What does it eat in winter?
Good question. Yet the concept behind the word telluric is very intuitive, so I shall expose it before we continue on the topic. Basically, there is two types of planets. The first type is known as giant gases, such as Jupiter, Saturn and the like. They are the larger type by much and, as their name tells, mostly composed of gases which composes their huge atmospheres.
This type of planet is not very interesting for roleplayers and writers in general, so we'll focus on the second type, the telluric ones. Obviously, Earth is a telluric planet, as well as Mars, Venus, Mercury... moons could also fit the profile should they revolve around the sun instead of another planet. Those are much smaller than giant gases, more dense, with a thin or no atmosphere at all. They also have other interesting characteristics which do affect a science-fiction universe.

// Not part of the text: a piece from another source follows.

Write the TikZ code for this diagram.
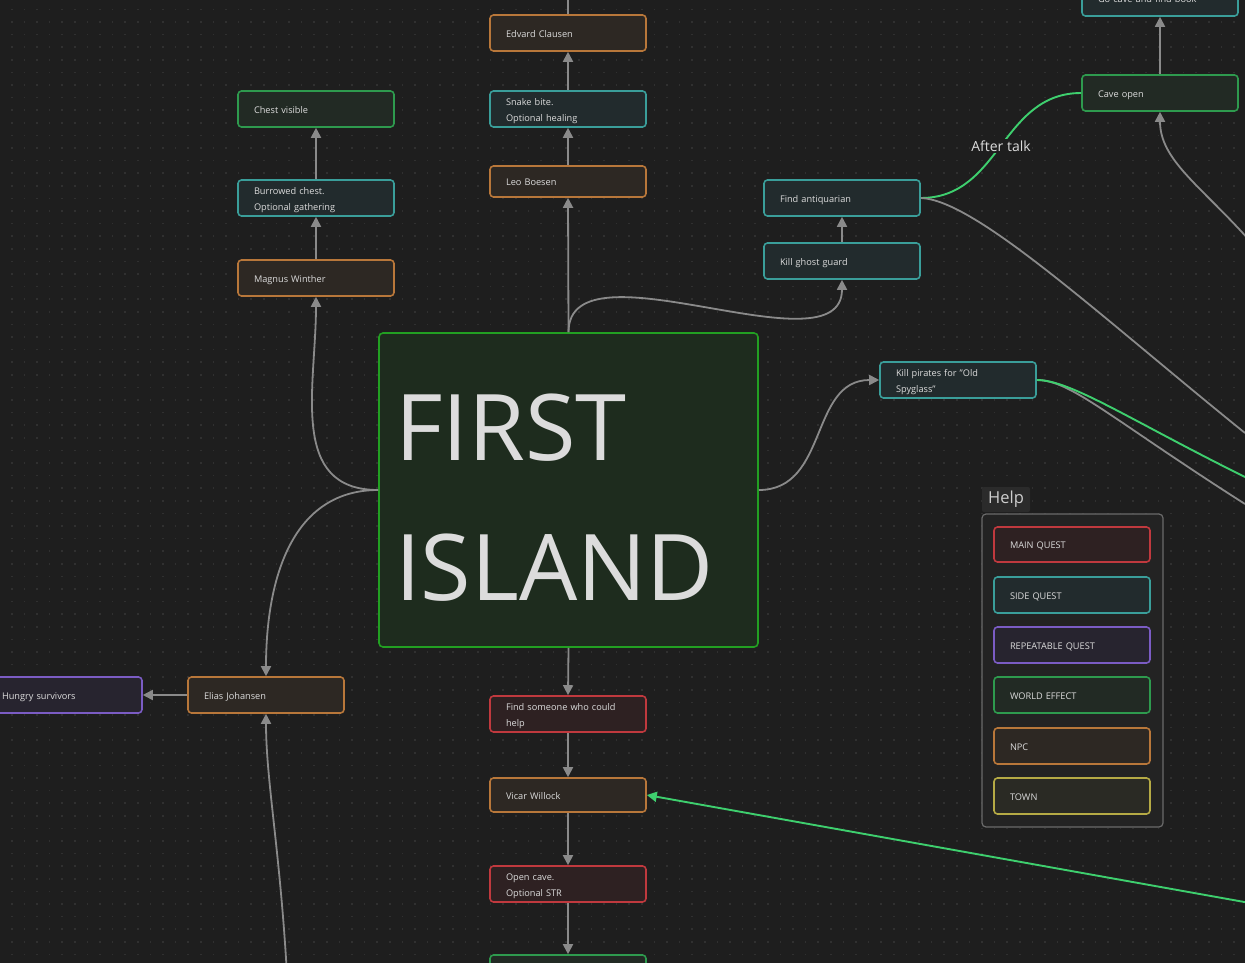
\documentclass[tikz,border=0pt]{standalone}
\usepackage{fontspec}
\setmainfont{Open Sans}
\usetikzlibrary{arrows.meta}
\definecolor{bg}{HTML}{1E1E1E}
\definecolor{dotc}{HTML}{303030}
\definecolor{txt}{HTML}{DCDCDC}
\definecolor{npcB}{HTML}{B8773A}
\definecolor{npcF}{HTML}{2D2823}
\definecolor{sideB}{HTML}{3A9E9A}
\definecolor{sideF}{HTML}{222B2D}
\definecolor{worldB}{HTML}{2E9A4E}
\definecolor{worldF}{HTML}{222A24}
\definecolor{mainB}{HTML}{C0393E}
\definecolor{mainF}{HTML}{2E2122}
\definecolor{repB}{HTML}{7B5CC4}
\definecolor{repF}{HTML}{27242F}
\definecolor{townB}{HTML}{B5AA45}
\definecolor{townF}{HTML}{2A2A24}
\definecolor{islB}{HTML}{22A022}
\definecolor{islF}{HTML}{1E2C1E}
\definecolor{edgeC}{HTML}{8A8A8A}
\definecolor{grn}{HTML}{3ECF6E}
\definecolor{legB}{HTML}{6A6A6A}
\definecolor{legF}{HTML}{232323}
\definecolor{helpF}{HTML}{2B2B2B}
\begin{document}
\begin{tikzpicture}[x=1pt,y=-1pt,
  box/.style={rounded corners=3.5pt, line width=1.6pt, minimum width=156pt, minimum height=36pt,
    text width=124pt, inner xsep=16pt, inner ysep=0pt, align=left, text=txt,
    font=\fontsize{9.2}{16}\selectfont, text height=9.6pt, text depth=1.4pt},
  two/.style={text height=9pt, text depth=15.4pt},
  npc/.style={box, draw=npcB, fill=npcF},
  side/.style={box, draw=sideB, fill=sideF},
  world/.style={box, draw=worldB, fill=worldF},
  mainq/.style={box, draw=mainB, fill=mainF},
  repq/.style={box, draw=repB, fill=repF},
  town/.style={box, draw=townB, fill=townF},
  edge/.style={draw=edgeC, line width=1.8pt, -{Triangle[length=10pt,width=10pt]}},
  plain/.style={draw=edgeC, line width=1.8pt},
  gedge/.style={draw=grn, line width=1.9pt, -{Triangle[length=10pt,width=10pt]}},
  gplain/.style={draw=grn, line width=1.9pt},
  bigtxt/.style={anchor=base west, inner sep=0pt, text=txt, font=\fontsize{92}{100}\selectfont}
]
\useasboundingbox (0,0) rectangle (1245,963);
\fill[bg] (0,0) rectangle (1245,963);
% dot grid
\foreach \r in {0,...,77} {
  \draw[dotc, line width=1.5pt, dash pattern=on 1.5pt off 11.1pt] (-1.6,{-3.2+12.6*\r}) -- (1250,{-3.2+12.6*\r});
}

% nodes
\node[side] (gocave) at (1160,-2) {Go cave and find book};
\node[world] (caveopen) at (1160,93) {Cave open};
\node[npc] (edvard) at (568,33) {Edvard Clausen};
\node[side, two] (snake) at (568,109) {Snake bite.\\Optional healing};
\node[npc, minimum height=31pt] (leo) at (568,181.5) {Leo Boesen};
\node[world] (chest) at (316,109) {Chest visible};
\node[side, two] (burrowed) at (316,198) {Burrowed chest.\\Optional gathering};
\node[npc] (magnus) at (316,278) {Magnus Winther};
\node[side] (antiq) at (842,198) {Find antiquarian};
\node[side] (ghost) at (842,261) {Kill ghost guard};
\node[side, two] (pirates) at (958,380) {Kill pirates for "Old\\Spyglass"};
\node[draw=islB, fill=islF, line width=1.6pt, rounded corners=4pt, minimum width=379pt, minimum height=314pt, inner sep=0pt] (island) at (568.5,490) {};
\node[bigtxt] (first) at (395,460) {FIRST};
\node[bigtxt] (isl) at (395,600) {ISLAND};
\node[mainq, two] (findsome) at (568,714) {Find someone who could\\help};
\node[npc, minimum height=34pt] (vicar) at (568,795) {Vicar Willock};
\node[mainq, two] (opencave) at (568,884) {Open cave.\\Optional STR};
\node[world] (bottomn) at (568,973) {};
\node[npc] (elias) at (266,695) {Elias Johansen};
\node[repq] (hungry) at (64,695) {Hungry survivors};

% legend
\node[draw=legB, fill=legF, line width=1.2pt, rounded corners=4pt, minimum width=181pt, minimum height=313pt, inner sep=0pt] (legend) at (1072.5,670.5) {};
\node[fill=helpF, rounded corners=2pt, minimum width=48pt, minimum height=25pt, inner sep=0pt, text=txt!85!gray, font=\fontsize{16.5}{18}\selectfont] (help) at (1006,499.5) {Help};
\node[mainq, minimum height=35pt] (lmain) at (1072,544.5) {MAIN QUEST};
\node[side] (lside) at (1072,595) {SIDE QUEST};
\node[repq] (lrep) at (1072,645) {REPEATABLE QUEST};
\node[world] (lworld) at (1072,695) {WORLD EFFECT};
\node[npc] (lnpc) at (1072,746) {NPC};
\node[town] (ltown) at (1072,796) {TOWN};

% coordinates for free ends
\coordinate (topin) at (568,-5);
\coordinate (r1) at (1245,433);
\coordinate (r2) at (1245,504);
\coordinate (r3) at (1245,477);
\coordinate (r4) at (1250,241);
\coordinate (r5) at (1250,903);
\coordinate (b1) at (287,975);

% edges
\draw[plain] (topin) -- (edvard.north);
\draw[edge] (snake.north) -- (edvard.south);
\draw[edge] (leo.north) -- (snake.south);
\draw[edge] (island.north) -- (leo.south);
\draw[edge] (island.north) .. controls +(0,-95) and +(0,95) .. (ghost.south);
\draw[edge] (ghost.north) -- (antiq.south);
\draw[gplain] (antiq.east) .. controls +(80,0) and +(-80,0) .. (caveopen.west);
\node[fill=bg, inner sep=1.5pt, text=txt, font=\fontsize{14}{16}\selectfont] (aftertalk) at (1001,146) {After talk};
\draw[plain] (antiq.east) .. controls +(55,2) and (1100,316) .. (r1);
\draw[edge] (caveopen.north) -- (gocave.south);
\draw[edge] (r4) .. controls (1200,185) and (1160,160) .. (caveopen.south);
\draw[edge] (island.east) .. controls +(70,0) and +(-70,0) .. (pirates.west);
\draw[plain] (pirates.east) .. controls +(34,0) and (1110,418) .. (r2);
\draw[gplain] (pirates.east) .. controls +(34,0) and (1130,420) .. (r3);
\draw[edge] (island.west) .. controls +(-90,0) and +(0,90) .. (magnus.south);
\draw[edge] (magnus.north) -- (burrowed.south);
\draw[edge] (burrowed.north) -- (chest.south);
\draw[edge] (island.west) .. controls +(-90,0) and +(0,-90) .. (elias.north);
\draw[edge] (elias.west) -- (hungry.east);
\draw[edge] (b1) .. controls (280,850) and (266,780) .. (elias.south);
\draw[edge] (island.south) -- (findsome.north);
\draw[edge] (findsome.south) -- (vicar.north);
\draw[edge] (vicar.south) -- (opencave.north);
\draw[edge] (opencave.south) -- (bottomn.north);
\draw[gedge] (r5) -- (vicar.east);
\end{tikzpicture}
\end{document}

Consider this a guide to build credible planets and to deal with issues concerning life on their surfaces.
Generally, telluric planets tend to be closer to the star they revolve around than giant gases. Our solar system is a good example of this, although we know one planet, Pluto, to be telluric and the farest of all planets of all.
Planets tend to revolve all in the same direction, and to rotate in that very same direction. Also, the nearer the planet is, the least it is susceptible to rotate fast. Mercury barely rotates at all.
Finally, the smaller the star, the closer to the star the planets will revolve. From this statement we shall deduce that planets revolving around a small star are more susceptible to revolve slowly if at all, which issue we'll come back later as it is very important for terraforming.
The closer to the star the planet revolve, the hotter is. So it is less encline to have an atmosphere, let alone liquid on its surface.
Mercury has neither oceans or atmospheres because it is too hot and besides, it is too small to retain an atmosphere. Venus does not have oceans because water as well as any other potential liquid evaporate, and therefore constitute its atmosphere.
On the other hand, Mars is so cold oceans are frozen to the poles, while is is still not cold enough for the atmosphere to turn liquid (although it is unlikely to happen in any context).
The most common atmosphere composition is of carbon dioxyd and methane. Observations suggest this could also have been the case on Earth, but life self-regulated an atmosphere suited to its need. It therefore suggests life is unlikely to appear in such contexts. However, the debate remains open on whether or not those planets are dynamically dead and this is the logical result of the planet's evolution.
Is gravity adapted? Small planets or nonetheless not enough massive ones may not have suficient gravity for life to be practical or safe. In such cases it may be dangerous for health the same way as it is when one spends too much time with no gravity at all, such as in orbit. On those planets journeys may be short and temporary, say, as a place for workers extracting ore. Otherwise the population would have to deal with this issue.